Beauty

Una tipica domanda da primavera: la cellulite è una malattia?

Tra tutte le domande che ci vengono poste in farmacia nel periodo primaverile questa è una delle più frequenti, e la risposta che noi farmacisti diamo è che la cellulite, contrariamente a quanto si potrebbe dedurre da articoli, rubriche o chiacchiere in libertà,  non va considerata un banale inestetismo, ma una malattia con caratteristiche specifiche.

Parliamo infatti di un processo infiammatorio che crea una degenerazione del tessuto cutaneo e sotto cutaneo che bloccando il corretto defluire  dei liquidi crea masse adipose che dall’ipoderma spingono verso l’alto e alterano la struttura della pelle facendole assumere il famoso aspetto a buccia d’arancia. Le cause della cellulite possono essere dovute sia a fattori predisponenti come sesso, familiarità, obesità, disfunzioni ormonali, pubertà, gravidanza e menopausa sia a fattori scatenanti come assunzione di anticoncezionali orali, ipotiroidismo, disfunzioni epatiche o terapie ormonali.

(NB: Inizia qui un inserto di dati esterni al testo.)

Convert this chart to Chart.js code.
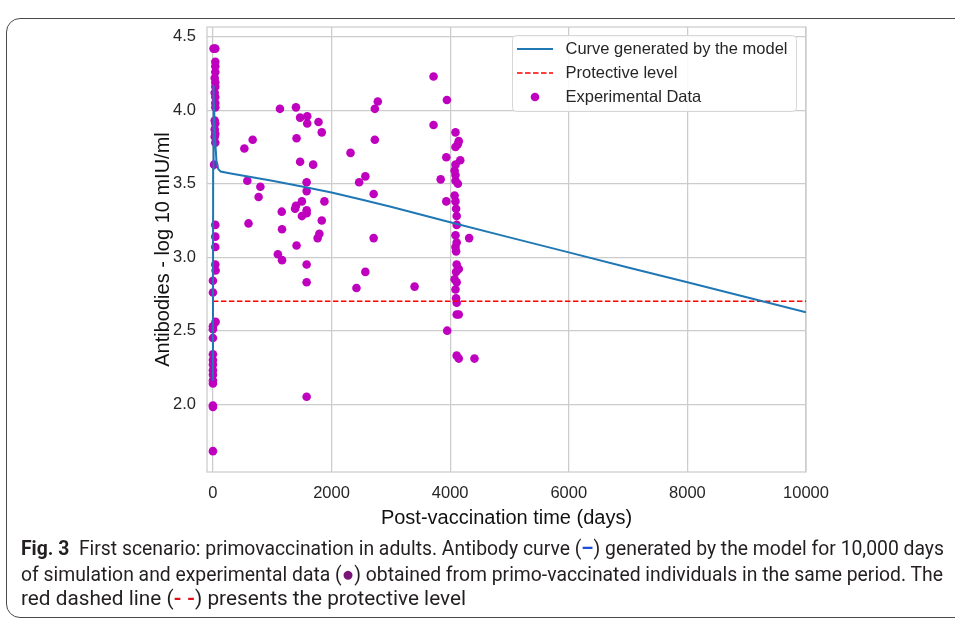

Ma allora cosa fare? Come comportarsi per combatterla?

I nostri consigli sono di evitare cibi salati, non fumare, non bere superalcolici, ed evitare abiti molti stretti. Fondamentale poi è bere due litri di acqua al giorno, camminare, consumare frutta ricca di potassio, frequenti infusi e tisane, e,  se possibile, effettuare dei linfodrenaggi.

Per le soluzioni che offriamo in farmacia, ritengo che l’uso di una crema per uso cutaneo possa fornire un aiuto importante. “Somatoline”, ad esempio, è un farmaco di automedicazione che contiene due principi attivi, escina e levotiroxina. La prima migliora il microcircolo, riducendo l’accumulo di liquidi e agisce sulla membrana dei capillari migliorandone la resistenza. La seconda ostacola la produzione eccessiva di fibre che imprigionano le cellule adipose, causa della pelle a buccia d’arancia.

Come ultimo consiglio aggiungerei che la costanza nell’applicazione della crema è fondamentale, quindi usare una volta al giorno per un periodo di almeno tre mesi.